Highlights: In the signature bake, everyone seemed to get some sort of positive feedback about their biscotti efforts. Sandy, Ugne and Naydia were particularly praised for their flavors, crunch and texture. Ian got extra kudos for his bold use of rosemary.

Dorret came in at the head of the technical challenge pack for her exemplary arlettes. Flora too had a good round; the only complaint being her biscuits tasted too strongly of cinnamon.

The showstopper was a test of organizational skills as much as culinary know-how. Mat’s fun gingerbread fire engine and Earl Grey tea biscuits was a favorite of the judges as was Sandy’s savory sun-dried tomato and oregano biscuit hamper with  parmesan and cream cheese biscuits. Ian even fashioned a form out of bent aluminum to make his cylindrical shortbread box with perfect pink macarons nestled inside.

Ian, who also came in third in the technical challenge, was named this week’s Star Baker for his meticulous techniques and excellent flavors. Oddly enough, he said that at home he has yet to win the title of best male baker in his tiny Cambridgeshire village.

Missteps: The bakers emerged from the signature round largely unscathed. The amber sugar crystals on Dorret’s biscotti failed to make an impression on Paul and Mary and Marie’s irregular sized Italian inspired biscotti also disappointed in the scarcity of ingredients. Tamal, on the other hand, had too many flavors going on without one coming to the forefront.
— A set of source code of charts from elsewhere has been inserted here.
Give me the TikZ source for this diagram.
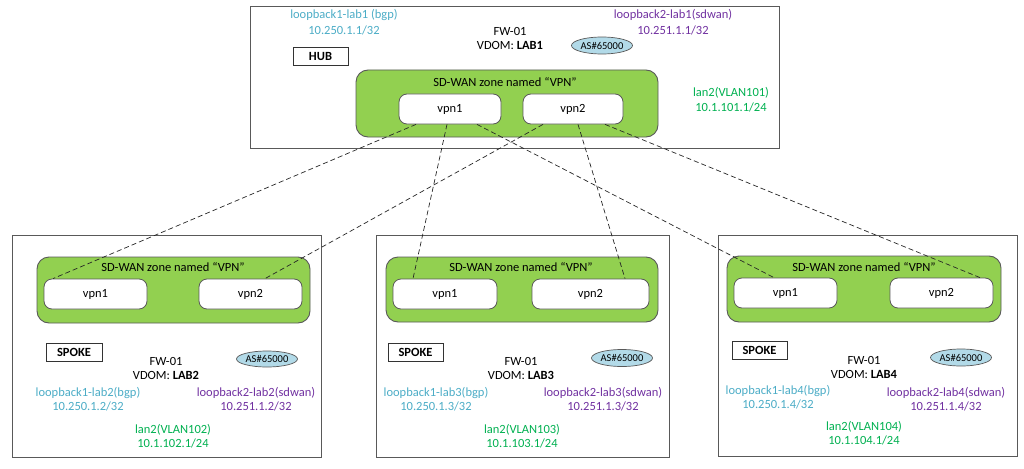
\documentclass[tikz,border=0pt]{standalone}
\usepackage{fontspec}
\setmainfont{Carlito}
\usetikzlibrary{shapes.geometric,calc}
\definecolor{zonegreen}{RGB}{146,208,80}
\definecolor{bgpblue}{RGB}{75,172,198}
\definecolor{sdwanpurple}{RGB}{112,48,160}
\definecolor{langreen}{RGB}{0,176,80}
\definecolor{aslight}{RGB}{178,218,232}
\definecolor{edgegray}{RGB}{89,89,89}

\begin{document}
\begin{tikzpicture}[x=1pt, y=-1pt,
  every node/.style={inner sep=0pt, font=\fontsize{12.5}{14}\selectfont, align=center},
  fwbox/.style={draw=edgegray, line width=0.9pt, rectangle},
  zonebox/.style={draw=edgegray, line width=0.9pt, fill=zonegreen, rectangle, rounded corners=12pt},
  vpnbox/.style={draw=edgegray, line width=0.8pt, fill=white, rectangle, rounded corners=8pt, minimum height=30pt},
  rolebox/.style={draw=black!80, line width=0.9pt, rectangle, minimum height=18pt, font=\fontsize{12.5}{14}\selectfont\bfseries},
  asnum/.style={draw=edgegray, line width=0.7pt, fill=aslight, ellipse, minimum width=61pt, minimum height=17pt, font=\fontsize{10.5}{12}\selectfont},
  bgp/.style={text=bgpblue},
  sdwan/.style={text=sdwanpurple},
  lan/.style={text=langreen},
  tunnel/.style={dash pattern=on 5pt off 3pt, line width=0.7pt, black!85}]
  \useasboundingbox (0,0) rectangle (1024,468);

  % hub
  \node[fwbox, minimum width=529pt, minimum height=142pt] (hub) at (514.5,77) {};
  \node[rolebox, minimum width=55pt] (hubrole) at (320.5,56) {HUB};
  \node (hubname) at (510,38.5) {FW-01\\VDOM: \textbf{LAB1}};
  \node[asnum] (hubas) at (602,45.5) {AS\#65000};
  \node[bgp] (hublo1) at (344,22) {loopback1-lab1 (bgp)\\[2pt]10.250.1.1/32};
  \node[sdwan] (hublo2) at (673,22) {loopback2-lab1(sdwan)\\[2pt]10.251.1.1/32};
  \node[lan] (hublan) at (731,99.5) {lan2(VLAN101)\\[1pt]10.1.101.1/24};
  \node[zonebox, minimum width=302pt, minimum height=67pt] (hubzone) at (507,103.5) {};
  \node (hubzonetxt) at (505,82) {SD-WAN zone named “VPN”};
  \node[vpnbox, minimum width=102pt] (hv1) at (450,109) {vpn1};
  \node[vpnbox, minimum width=100pt] (hv2) at (573,109) {vpn2};

  % spoke lab2
  \node[fwbox, minimum width=309pt, minimum height=222pt] (s1) at (166.5,346) {};
  \node[zonebox, minimum width=273pt, minimum height=66pt] (s1zone) at (173.5,290) {};
  \node (s1zonetxt) at (173,267) {SD-WAN zone named “VPN”};
  \node[vpnbox, minimum width=103pt] (s1v1) at (95.5,294) {vpn1};
  \node[vpnbox, minimum width=103pt] (s1v2) at (250.5,294) {vpn2};
  \node[rolebox, minimum width=56pt] (s1role) at (74,352) {SPOKE};
  \node (s1name) at (166,368) {FW-01\\VDOM: \textbf{LAB2}};
  \node[asnum, minimum height=16pt] (s1as) at (267,359) {AS\#65000};
  \node[bgp] (s1lo1) at (88,399) {loopback1-lab2(bgp)\\10.250.1.2/32};
  \node[sdwan] (s1lo2) at (256,399) {loopback2-lab2(sdwan)\\10.251.1.2/32};
  \node[lan] (s1lan) at (173,436) {lan2(VLAN102)\\10.1.102.1/24};

  % spoke lab3
  \node[fwbox, minimum width=293pt, minimum height=222pt] (s2) at (522.5,346) {};
  \node[zonebox, minimum width=272pt, minimum height=65pt] (s2zone) at (522,289.5) {};
  \node (s2zonetxt) at (521,267) {SD-WAN zone named “VPN”};
  \node[vpnbox, minimum width=104pt] (s2v1) at (445,294) {vpn1};
  \node[vpnbox, minimum width=117pt] (s2v2) at (590.5,294) {vpn2};
  \node[rolebox, minimum width=55pt] (s2role) at (415.5,352) {SPOKE};
  \node (s2name) at (521,368) {FW-01\\VDOM: \textbf{LAB3}};
  \node[asnum] (s2as) at (622,358) {AS\#65000};
  \node[bgp] (s2lo1) at (436,399) {loopback1-lab3(bgp)\\10.250.1.3/32};
  \node[sdwan] (s2lo2) at (603,399) {loopback2-lab3(sdwan)\\10.251.1.3/32};
  \node[lan] (s2lan) at (522,436) {lan2(VLAN103)\\10.1.103.1/24};

  % spoke lab4
  \node[fwbox, minimum width=299pt, minimum height=221pt] (s3) at (867.5,345.5) {};
  \node[zonebox, minimum width=274pt, minimum height=66pt] (s3zone) at (864,289) {};
  \node (s3zonetxt) at (864,267) {SD-WAN zone named “VPN”};
  \node[vpnbox, minimum width=103pt] (s3v1) at (785.5,293) {vpn1};
  \node[vpnbox, minimum width=103pt] (s3v2) at (941.5,293) {vpn2};
  \node[rolebox, minimum width=55pt] (s3role) at (759.5,350.5) {SPOKE};
  \node (s3name) at (864,367.5) {FW-01\\VDOM: \textbf{LAB4}};
  \node[asnum] (s3as) at (961,357.5) {AS\#65000};
  \node[bgp] (s3lo1) at (778,397) {loopback1-lab4(bgp)\\10.250.1.4/32};
  \node[sdwan] (s3lo2) at (946,399.5) {loopback2-lab4(sdwan)\\10.251.1.4/32};
  \node[lan] (s3lan) at (864,433) {lan2(VLAN104)\\10.1.104.1/24};

  % tunnels
  \draw[tunnel] ([xshift=-34pt]hv1.south) -- ([xshift=-42.5pt]s1v1.north);
  \draw[tunnel] ([xshift=-3pt]hv1.south) -- ([xshift=-32pt]s2v1.north);
  \draw[tunnel] ([xshift=27pt]hv1.south) -- ([xshift=-11.5pt]s3v1.north);
  \draw[tunnel] ([xshift=-30pt]hv2.south) -- ([xshift=14.5pt]s1v2.north);
  \draw[tunnel] ([xshift=5pt]hv2.south) -- ([xshift=34.5pt]s2v2.north);
  \draw[tunnel] ([xshift=32pt]hv2.south) -- ([xshift=38.5pt]s3v2.north);
\end{tikzpicture}
\end{document}
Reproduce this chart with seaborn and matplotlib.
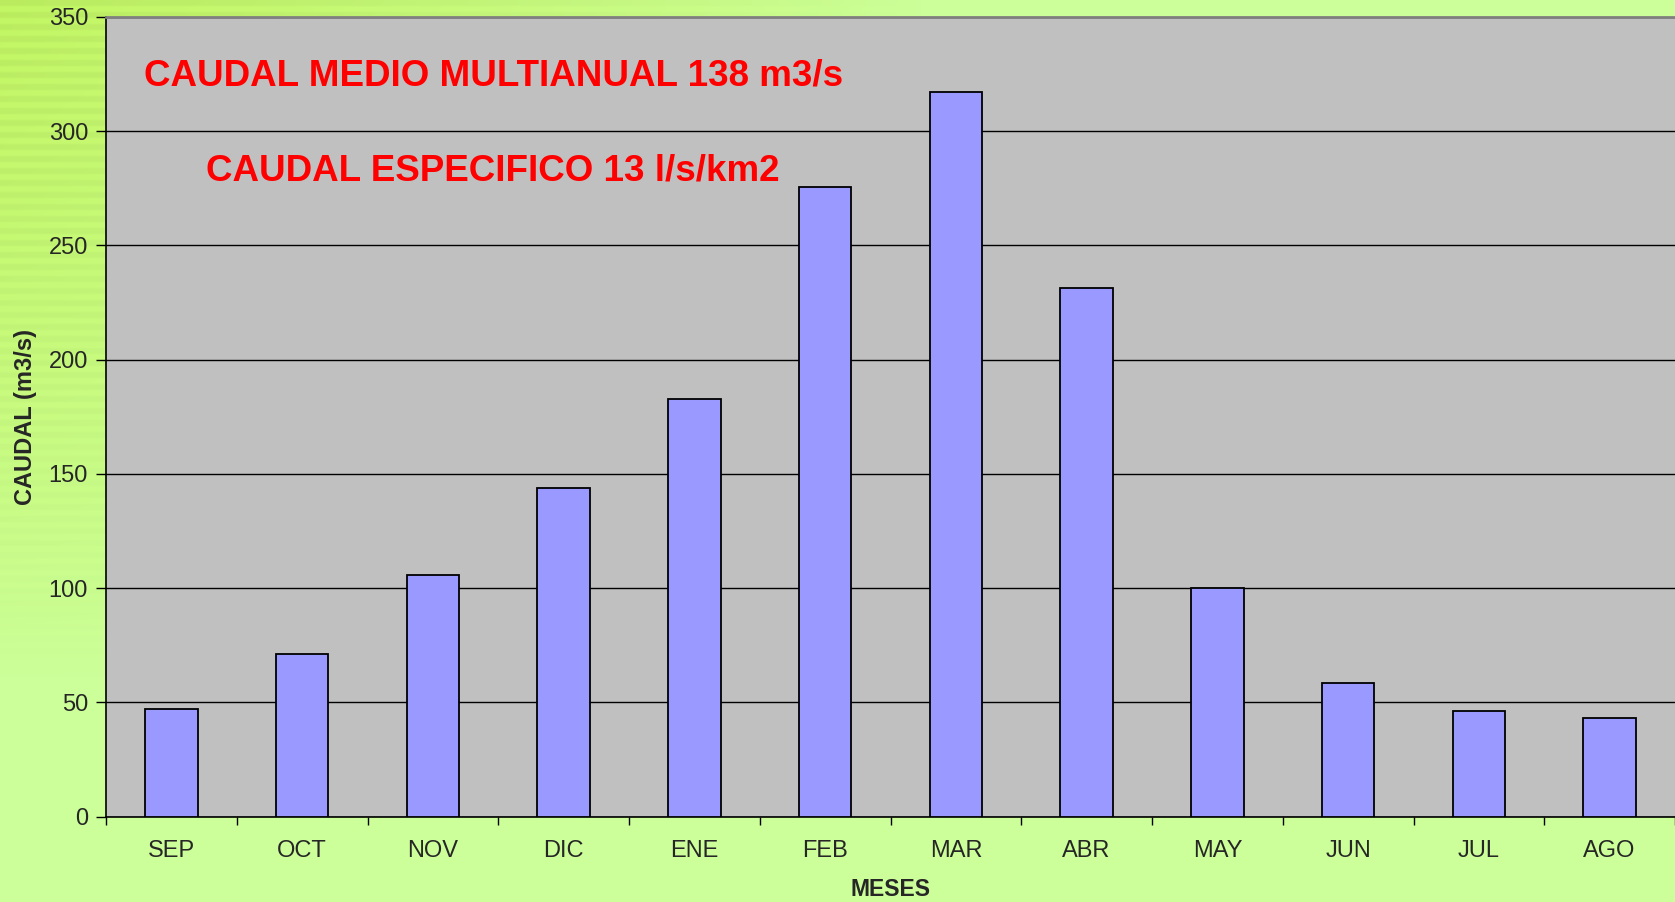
import numpy as np
import pandas as pd
import matplotlib
matplotlib.use('Agg')
import matplotlib.pyplot as plt
import seaborn as sns

# Monthly mean discharge (m3/s), hydrological year Sep-Aug
meses = ['SEP', 'OCT', 'NOV', 'DIC', 'ENE', 'FEB', 'MAR', 'ABR', 'MAY', 'JUN', 'JUL', 'AGO']
caudal = [47.3, 71.1, 105.8, 143.7, 183.0, 275.6, 317.3, 231.2, 100.1, 58.5, 46.1, 43.1]
yticks = [0, 50, 100, 150, 200, 250, 300, 350]

df = pd.DataFrame({'MESES': meses, 'CAUDAL': caudal})

sns.set_style('white')
plt.rcParams['font.family'] = ['Liberation Sans', 'DejaVu Sans']

fig = plt.figure(figsize=(16.75, 9.02), dpi=100, facecolor='#CCFF99')

# soft green gradient in the top-left corner of the background
bg = fig.add_axes([0, 0, 1, 1], zorder=-10)
h, w = 451, 838
yy, xx = np.mgrid[0:h, 0:w]
fx = np.clip(1 - xx / (w * 0.55), 0, 1)
fy = np.clip(1 - yy / (h * 0.75), 0, 1)
alpha = (fx * fy) ** 0.8 * 0.85
stripes = 1 + 0.06 * ((yy // 3) % 2)
rgba = np.zeros((h, w, 4))
rgba[..., 0] = np.clip(0.72 * stripes, 0, 1)
rgba[..., 1] = np.clip(0.91 * stripes, 0, 1)
rgba[..., 2] = np.clip(0.33 * stripes, 0, 1)
rgba[..., 3] = alpha
bg.imshow(rgba, aspect='auto', interpolation='bilinear')
bg.axis('off')

ax = fig.add_axes([0.0633, 0.0946, 0.9367, 0.8866])
ax.set_facecolor('#C0C0C0')

sns.barplot(data=df, x='MESES', y='CAUDAL', color='#9999FF', saturation=1,
            edgecolor='black', linewidth=1.3, width=0.4, ax=ax, zorder=3)

ax.set_xlim(-0.5, len(meses) - 0.5)
ax.set_ylim(0, 350)
ax.set_yticks(yticks)
ax.yaxis.grid(True, color='black', linewidth=1.0, zorder=1)
ax.set_axisbelow(True)

# ticks between categories, labels centred
ax.set_xticks(np.arange(-0.5, len(meses), 1), minor=True)
ax.tick_params(axis='x', which='major', length=0, pad=17, labelsize=17)
ax.tick_params(axis='x', which='minor', length=6, width=1, color='black', direction='out')
ax.tick_params(axis='y', length=7, width=1, color='black', direction='out', pad=6, labelsize=17)
ax.tick_params(axis='both', which='both', bottom=True, left=True)

ax.spines['right'].set_visible(False)
ax.spines['top'].set_color('#808080')
ax.spines['top'].set_linewidth(2)
for s in ['left', 'bottom']:
    ax.spines[s].set_color('black')
    ax.spines[s].set_linewidth(1.2)

ax.set_xlabel('MESES', fontsize=16.5, fontweight='bold', labelpad=11)
ax.set_ylabel('CAUDAL (m3/s)', fontsize=17, fontweight='bold', labelpad=8)

ax.text(0.0242, 0.926, 'CAUDAL MEDIO MULTIANUAL 138 m3/s', transform=ax.transAxes,
        color='#FF0000', fontsize=26.5, fontweight='bold', va='center', ha='left')
ax.text(0.0637, 0.807, 'CAUDAL ESPECIFICO 13 l/s/km2', transform=ax.transAxes,
        color='#FF0000', fontsize=26.5, fontweight='bold', va='center', ha='left')

fig.savefig('out.png', dpi=100, facecolor=fig.get_facecolor())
In the technical challenge Marie was only able to salvage half the arlettes from her batch and therefore came in last place in the round. Apparently her oven setting was wrong; however, the ones she brought up for judging were quite good. Contestant Paul placed second from the bottom for the small size and poorly laminated layers of his arlettes.

Lots of small catastrophes popped up on showstopper day. Sue Perkins broke the dome to Naydia’s cayenne gingerbread fortune cookie box which prevented her from decorating it. The lid of Flora’s lemon and honey shortbread tea chest snapped it two. And who didn’t feel for poor Alvin when he choked up in front of the judges whilst explaining why he had to abandon his gingerbread casket in favor of finishing his brandy snaps.  All these situations were construction issues and the judges were complementary about the textures and flavors of these bakes.

Dorret got graded down for using a cut out to create the frog biscuits in her box. In addition, Paul found the green tea and cocoa bean shortbread bitter. Mary Berry thought Unge’s honeycake jar too garish and, to be honest, I couldn’t make out the fondant baby legs that were supposed to hang over the side.

But it was last week’s Star Baker Marie who was sent home. Mary said that Marie tended towards the simple and plain and had not shown she could lift out of her comfort zone with her Russian gingerbread box with traditional Scottish shortbread inside. To her credit, Marie was very gracious and appreciative of her brief time in the competition. Just goes to show that Star Baker status in no way provides immunity from future elimination.

So that’s two weeks down and eight to go!  At this point we’re getting to know the contestants a bit better – their strengths, weaknesses and personalities are becoming more apparent.

 I’m really liking Sandy’s energy, sense of humor and attitude to the competition. I just enjoy watching her. She reminds me of Becca from last season.

Anyone else get Ian and Mat confused at the beginning?  While both are good bakers, I believe Ian is really gaining confidence and coming into his own.

I think Naydia is a tough contender and that she showed quite a bit of class when Sue accidentally disfigured her biscuit dome . If only she’d stop looking so stricken every time Paul and Mary come round to judge her bakes.  She did say she was all about the drama though, right?